[Collection entries]
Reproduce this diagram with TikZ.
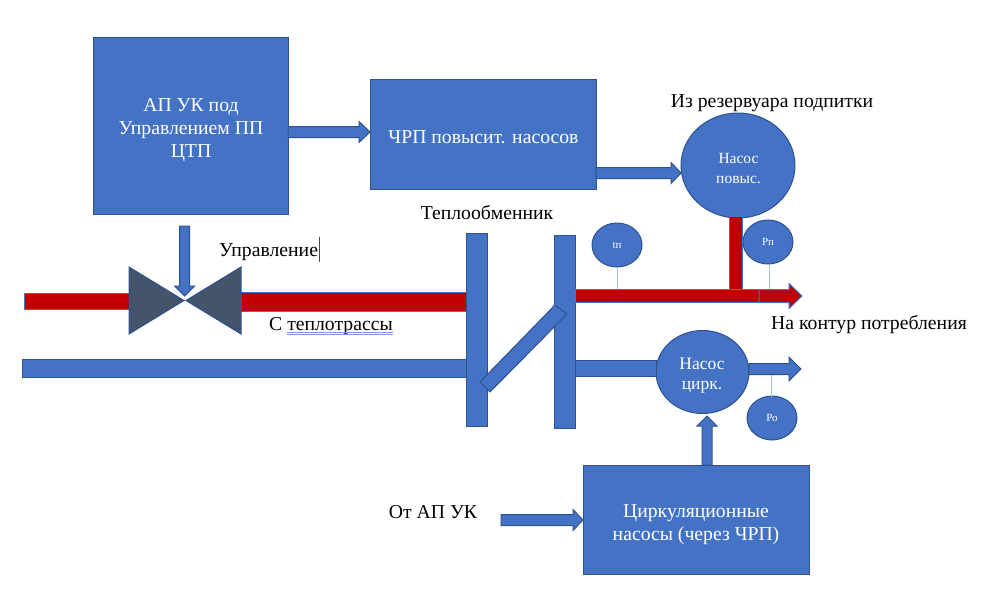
\documentclass[tikz,border=0pt]{standalone}
\usepackage{fontspec}
\setmainfont{Liberation Serif}
\usetikzlibrary{calc,shapes.geometric}
\definecolor{fillblue}{HTML}{4472C4}
\definecolor{edgeblue}{HTML}{2F528F}
\definecolor{hotred}{HTML}{C00000}
\definecolor{valvegrey}{HTML}{44546A}
\definecolor{tapblue}{HTML}{A9BEE2}
\tikzset{
  unit/.style={draw=edgeblue,line width=1pt,fill=fillblue,text=white,align=center,inner sep=0pt,outer sep=0pt},
  blockbox/.style={unit,rectangle},
  plate/.style={unit,rectangle,minimum width=21pt,minimum height=193pt},
  pump/.style={unit,ellipse},
  gauge/.style={unit,ellipse,minimum width=50pt,minimum height=44pt,font=\fontsize{11}{13}\selectfont},
  boxtext/.style={text=white,align=center,inner sep=0pt,font=\fontsize{19.7}{23}\selectfont},
  pumptext/.style={text=white,align=center,inner sep=0pt},
  pipeblue/.style={draw=edgeblue,line width=1pt,fill=fillblue,line join=miter},
  pipered/.style={draw=fillblue,line width=1pt,fill=hotred,line join=miter},
  valvehalf/.style={draw=edgeblue,line width=1pt,fill=valvegrey,line join=miter},
  tapline/.style={draw=tapblue,line width=1pt},
  caption/.style={text=black,font=\fontsize{19.7}{23}\selectfont,inner sep=0pt}
}
% straight pipe: style, start, end, half width
\newcommand{\pipeline}[4]{%
  \draw[#1] ($(#2)!#4!90:(#3)$) -- ($(#3)!#4!-90:(#2)$) -- ($(#3)!#4!90:(#2)$) -- ($(#2)!#4!-90:(#3)$) -- cycle;}
% block arrow: style, start, tip, half shaft, head length, half head
\newcommand{\blockarrow}[6]{%
  \coordinate (neck) at ($(#3)!#5!(#2)$);
  \draw[#1] ($(#2)!#4!90:(#3)$) -- ($(neck)!#4!90:(#3)$) -- ($(neck)!#6!90:(#3)$) -- (#3)
    -- ($(neck)!#6!-90:(#3)$) -- ($(neck)!#4!-90:(#3)$) -- ($(#2)!#4!-90:(#3)$) -- cycle;}
\begin{document}
\begin{tikzpicture}[x=1pt,y=-1pt]
\useasboundingbox (0,0) rectangle (997,592);

% heat exchanger plates
\node[plate] (plateL) at (476.5,329.5) {};
\node[plate] (plateR) at (564.5,331.5) {};

% control and drive boxes
\node[blockbox,minimum width=195pt,minimum height=177pt] (ctrl) at (190.5,125.5) {};
\node[boxtext] (ctrlText) at (191,130) {АП УК под\\Управлением ПП\\ЦТП};
\node[blockbox,minimum width=226pt,minimum height=110pt] (drive) at (483,134) {};
\node[boxtext] (driveText) at (483.5,137.5) {ЧРП повысит. насосов};
\node[blockbox,minimum width=226pt,minimum height=109pt] (circbox) at (696,519.5) {};
\node[boxtext] (circText) at (696,524.5) {Циркуляционные\\насосы (через ЧРП)};

% valve
\coordinate (valveC) at (184,300.5);

% supply and return lines
\coordinate (hotIn) at (24,301);
\coordinate (hotPre) at (129,301);
\coordinate (hotPost) at (241,301.5);
\coordinate (hotEx) at (466,301.5);
\coordinate (coldEnd) at (22,368);
\coordinate (coldEx) at (466,368);
\pipeline{pipered}{hotIn}{hotPre}{8pt}
\pipeline{pipered}{hotPost}{hotEx}{9.5pt}
\pipeline{pipeblue}{coldEnd}{coldEx}{9pt}

% plates over the pipe ends, diagonal link between them
\node[plate] at (plateL) {};
\draw[pipeblue] (555,305) -- (567,314) -- (490,392) -- (480,382) -- cycle;
\node[plate] at (plateR) {};
\draw[pipeblue,draw=fillblue] (553,306) -- (555,305) -- (567,314) -- (555,326) -- cycle;
\draw[edgeblue,line width=1pt] (555,305) -- (567,314) -- (555,326);

\draw[valvehalf] (129,267) -- (129,334) -- (valveC) -- cycle;
\draw[valvehalf] (241,267) -- (241,334) -- (186,300.5) -- cycle;

% pumps
\node[pump,minimum width=114pt,minimum height=105pt] (boost) at (738,165.5) {};
\node[pumptext,font=\fontsize{15.5}{20}\selectfont] (boostText) at (738.5,169) {Насос\\повыс.};
\node[pump,minimum width=93pt,minimum height=83pt] (circ) at (702.5,372) {};
\node[pumptext,font=\fontsize{17.5}{20}\selectfont] (circText2) at (702,376) {Насос\\цирк.};

% gauges
\node[gauge] (tGauge) at (617,245) {tп};
\node[gauge] (pGauge) at (768,242) {Рп};
\node[gauge] (oGauge) at (772,418) {Ро};
\draw[tapline] (tGauge.south) -- (tGauge.south |- 0,289);
\draw[tapline] (769,264) -- (769,289);
\draw[tapline] (771,375) -- (771,397);

% delivery line
\coordinate (feedTop) at (735.5,216);
\coordinate (feedEnd) at (735.5,290);
\pipeline{pipered}{feedTop}{feedEnd}{6.5pt}
\coordinate (hotOutA) at (575,296);
\coordinate (hotOutB) at (759,296);
\coordinate (hotTip) at (802,296);
\pipeline{pipered}{hotOutA}{hotOutB}{6.5pt}
\blockarrow{pipered}{hotOutB}{hotTip}{6.5pt}{13pt}{12.5pt}

% circulation line
\coordinate (retA) at (575,368);
\pipeline{pipeblue}{retA}{circ.west |- retA}{8pt}
\coordinate (retOut) at (749,369);
\coordinate (retTip) at (801,369);
\blockarrow{pipeblue}{retOut}{retTip}{5.5pt}{12pt}{12pt}

% signal arrows
\coordinate (sigA) at (ctrl.east |- 0,132);
\blockarrow{pipeblue}{sigA}{drive.west |- sigA}{5.5pt}{11pt}{10.5pt}
\coordinate (sigB) at (drive.east |- 0,173);
\blockarrow{pipeblue}{sigB}{boost.west |- sigB}{5.5pt}{10pt}{10.5pt}
\coordinate (sigC) at (184.7,226);
\coordinate (sigCtip) at (184.7,296);
\blockarrow{pipeblue}{sigC}{sigCtip}{5pt}{10pt}{10pt}
\coordinate (sigD) at (707,465);
\coordinate (sigDtip) at (707,416);
\blockarrow{pipeblue}{sigD}{sigDtip}{5pt}{10pt}{10pt}
\coordinate (sigE) at (501,520);
\blockarrow{pipeblue}{sigE}{circbox.west |- sigE}{5.5pt}{10pt}{10.5pt}

% captions
\node[caption,anchor=west] (capCtl) at (219,252) {Управление};
\draw[black!70,line width=.6pt] (319,237) -- (319,262);
\node[caption,anchor=west] (capHot) at (269,326) {С теплотрассы};
\draw[fillblue!70,line width=.6pt] (287,332.5) -- (393,332.5) (287,334.5) -- (393,334.5);
\node[caption] (capEx) at (487,213) {Теплообменник};
\node[caption] (capRes) at (772,103) {Из резервуара подпитки};
\node[caption] (capOut) at (869,325) {На контур потребления};
\node[caption] (capFrom) at (433,512) {От АП УК};
\end{tikzpicture}
\end{document}
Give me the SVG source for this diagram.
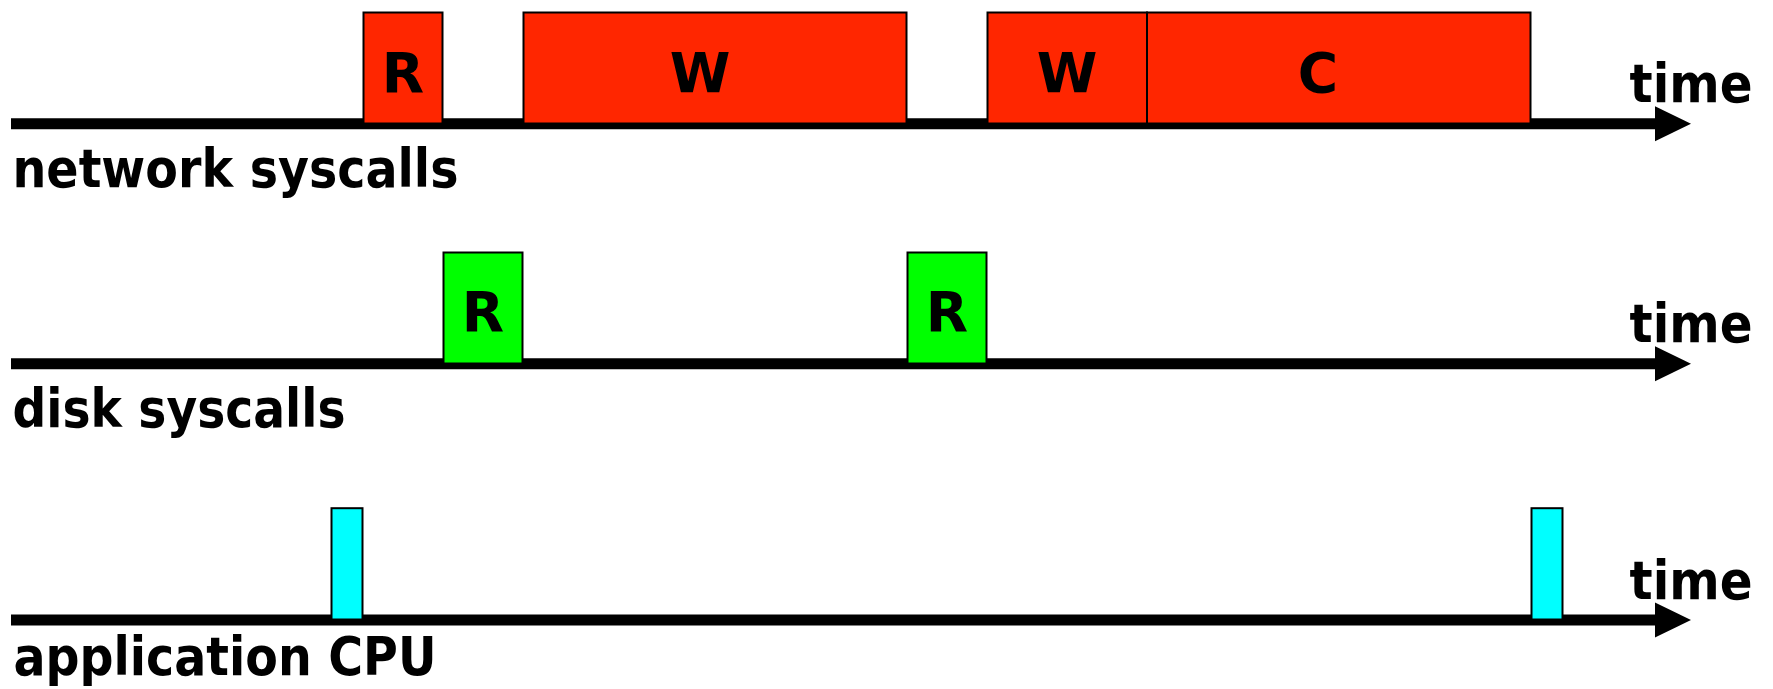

* TASK GOAL
Repeat each entry precisely as it appears. Leave the pictures out.

* EXERCISE RESPONSE
Reproduce this diagram with TikZ.
\documentclass[tikz,border=0pt]{standalone}
\usepackage{fontspec}
\setmainfont{Liberation Serif}
\usetikzlibrary{calc,shapes.geometric}
\definecolor{fillblue}{HTML}{4472C4}
\definecolor{edgeblue}{HTML}{2F528F}
\definecolor{hotred}{HTML}{C00000}
\definecolor{valvegrey}{HTML}{44546A}
\definecolor{tapblue}{HTML}{A9BEE2}
\tikzset{
  unit/.style={draw=edgeblue,line width=1pt,fill=fillblue,text=white,align=center,inner sep=0pt,outer sep=0pt},
  blockbox/.style={unit,rectangle},
  plate/.style={unit,rectangle,minimum width=21pt,minimum height=193pt},
  pump/.style={unit,ellipse},
  gauge/.style={unit,ellipse,minimum width=50pt,minimum height=44pt,font=\fontsize{11}{13}\selectfont},
  boxtext/.style={text=white,align=center,inner sep=0pt,font=\fontsize{19.7}{23}\selectfont},
  pumptext/.style={text=white,align=center,inner sep=0pt},
  pipeblue/.style={draw=edgeblue,line width=1pt,fill=fillblue,line join=miter},
  pipered/.style={draw=fillblue,line width=1pt,fill=hotred,line join=miter},
  valvehalf/.style={draw=edgeblue,line width=1pt,fill=valvegrey,line join=miter},
  tapline/.style={draw=tapblue,line width=1pt},
  caption/.style={text=black,font=\fontsize{19.7}{23}\selectfont,inner sep=0pt}
}
% straight pipe: style, start, end, half width
\newcommand{\pipeline}[4]{%
  \draw[#1] ($(#2)!#4!90:(#3)$) -- ($(#3)!#4!-90:(#2)$) -- ($(#3)!#4!90:(#2)$) -- ($(#2)!#4!-90:(#3)$) -- cycle;}
% block arrow: style, start, tip, half shaft, head length, half head
\newcommand{\blockarrow}[6]{%
  \coordinate (neck) at ($(#3)!#5!(#2)$);
  \draw[#1] ($(#2)!#4!90:(#3)$) -- ($(neck)!#4!90:(#3)$) -- ($(neck)!#6!90:(#3)$) -- (#3)
    -- ($(neck)!#6!-90:(#3)$) -- ($(neck)!#4!-90:(#3)$) -- ($(#2)!#4!-90:(#3)$) -- cycle;}
\begin{document}
\begin{tikzpicture}[x=1pt,y=-1pt]
\useasboundingbox (0,0) rectangle (997,592);

% heat exchanger plates
\node[plate] (plateL) at (476.5,329.5) {};
\node[plate] (plateR) at (564.5,331.5) {};

% control and drive boxes
\node[blockbox,minimum width=195pt,minimum height=177pt] (ctrl) at (190.5,125.5) {};
\node[boxtext] (ctrlText) at (191,130) {АП УК под\\Управлением ПП\\ЦТП};
\node[blockbox,minimum width=226pt,minimum height=110pt] (drive) at (483,134) {};
\node[boxtext] (driveText) at (483.5,137.5) {ЧРП повысит. насосов};
\node[blockbox,minimum width=226pt,minimum height=109pt] (circbox) at (696,519.5) {};
\node[boxtext] (circText) at (696,524.5) {Циркуляционные\\насосы (через ЧРП)};

% valve
\coordinate (valveC) at (184,300.5);

% supply and return lines
\coordinate (hotIn) at (24,301);
\coordinate (hotPre) at (129,301);
\coordinate (hotPost) at (241,301.5);
\coordinate (hotEx) at (466,301.5);
\coordinate (coldEnd) at (22,368);
\coordinate (coldEx) at (466,368);
\pipeline{pipered}{hotIn}{hotPre}{8pt}
\pipeline{pipered}{hotPost}{hotEx}{9.5pt}
\pipeline{pipeblue}{coldEnd}{coldEx}{9pt}

% plates over the pipe ends, diagonal link between them
\node[plate] at (plateL) {};
\draw[pipeblue] (555,305) -- (567,314) -- (490,392) -- (480,382) -- cycle;
\node[plate] at (plateR) {};
\draw[pipeblue,draw=fillblue] (553,306) -- (555,305) -- (567,314) -- (555,326) -- cycle;
\draw[edgeblue,line width=1pt] (555,305) -- (567,314) -- (555,326);

\draw[valvehalf] (129,267) -- (129,334) -- (valveC) -- cycle;
\draw[valvehalf] (241,267) -- (241,334) -- (186,300.5) -- cycle;

% pumps
\node[pump,minimum width=114pt,minimum height=105pt] (boost) at (738,165.5) {};
\node[pumptext,font=\fontsize{15.5}{20}\selectfont] (boostText) at (738.5,169) {Насос\\повыс.};
\node[pump,minimum width=93pt,minimum height=83pt] (circ) at (702.5,372) {};
\node[pumptext,font=\fontsize{17.5}{20}\selectfont] (circText2) at (702,376) {Насос\\цирк.};

% gauges
\node[gauge] (tGauge) at (617,245) {tп};
\node[gauge] (pGauge) at (768,242) {Рп};
\node[gauge] (oGauge) at (772,418) {Ро};
\draw[tapline] (tGauge.south) -- (tGauge.south |- 0,289);
\draw[tapline] (769,264) -- (769,289);
\draw[tapline] (771,375) -- (771,397);

% delivery line
\coordinate (feedTop) at (735.5,216);
\coordinate (feedEnd) at (735.5,290);
\pipeline{pipered}{feedTop}{feedEnd}{6.5pt}
\coordinate (hotOutA) at (575,296);
\coordinate (hotOutB) at (759,296);
\coordinate (hotTip) at (802,296);
\pipeline{pipered}{hotOutA}{hotOutB}{6.5pt}
\blockarrow{pipered}{hotOutB}{hotTip}{6.5pt}{13pt}{12.5pt}

% circulation line
\coordinate (retA) at (575,368);
\pipeline{pipeblue}{retA}{circ.west |- retA}{8pt}
\coordinate (retOut) at (749,369);
\coordinate (retTip) at (801,369);
\blockarrow{pipeblue}{retOut}{retTip}{5.5pt}{12pt}{12pt}

% signal arrows
\coordinate (sigA) at (ctrl.east |- 0,132);
\blockarrow{pipeblue}{sigA}{drive.west |- sigA}{5.5pt}{11pt}{10.5pt}
\coordinate (sigB) at (drive.east |- 0,173);
\blockarrow{pipeblue}{sigB}{boost.west |- sigB}{5.5pt}{10pt}{10.5pt}
\coordinate (sigC) at (184.7,226);
\coordinate (sigCtip) at (184.7,296);
\blockarrow{pipeblue}{sigC}{sigCtip}{5pt}{10pt}{10pt}
\coordinate (sigD) at (707,465);
\coordinate (sigDtip) at (707,416);
\blockarrow{pipeblue}{sigD}{sigDtip}{5pt}{10pt}{10pt}
\coordinate (sigE) at (501,520);
\blockarrow{pipeblue}{sigE}{circbox.west |- sigE}{5.5pt}{10pt}{10.5pt}

% captions
\node[caption,anchor=west] (capCtl) at (219,252) {Управление};
\draw[black!70,line width=.6pt] (319,237) -- (319,262);
\node[caption,anchor=west] (capHot) at (269,326) {С теплотрассы};
\draw[fillblue!70,line width=.6pt] (287,332.5) -- (393,332.5) (287,334.5) -- (393,334.5);
\node[caption] (capEx) at (487,213) {Теплообменник};
\node[caption] (capRes) at (772,103) {Из резервуара подпитки};
\node[caption] (capOut) at (869,325) {На контур потребления};
\node[caption] (capFrom) at (433,512) {От АП УК};
\end{tikzpicture}
\end{document}
Give me the SVG source for this diagram.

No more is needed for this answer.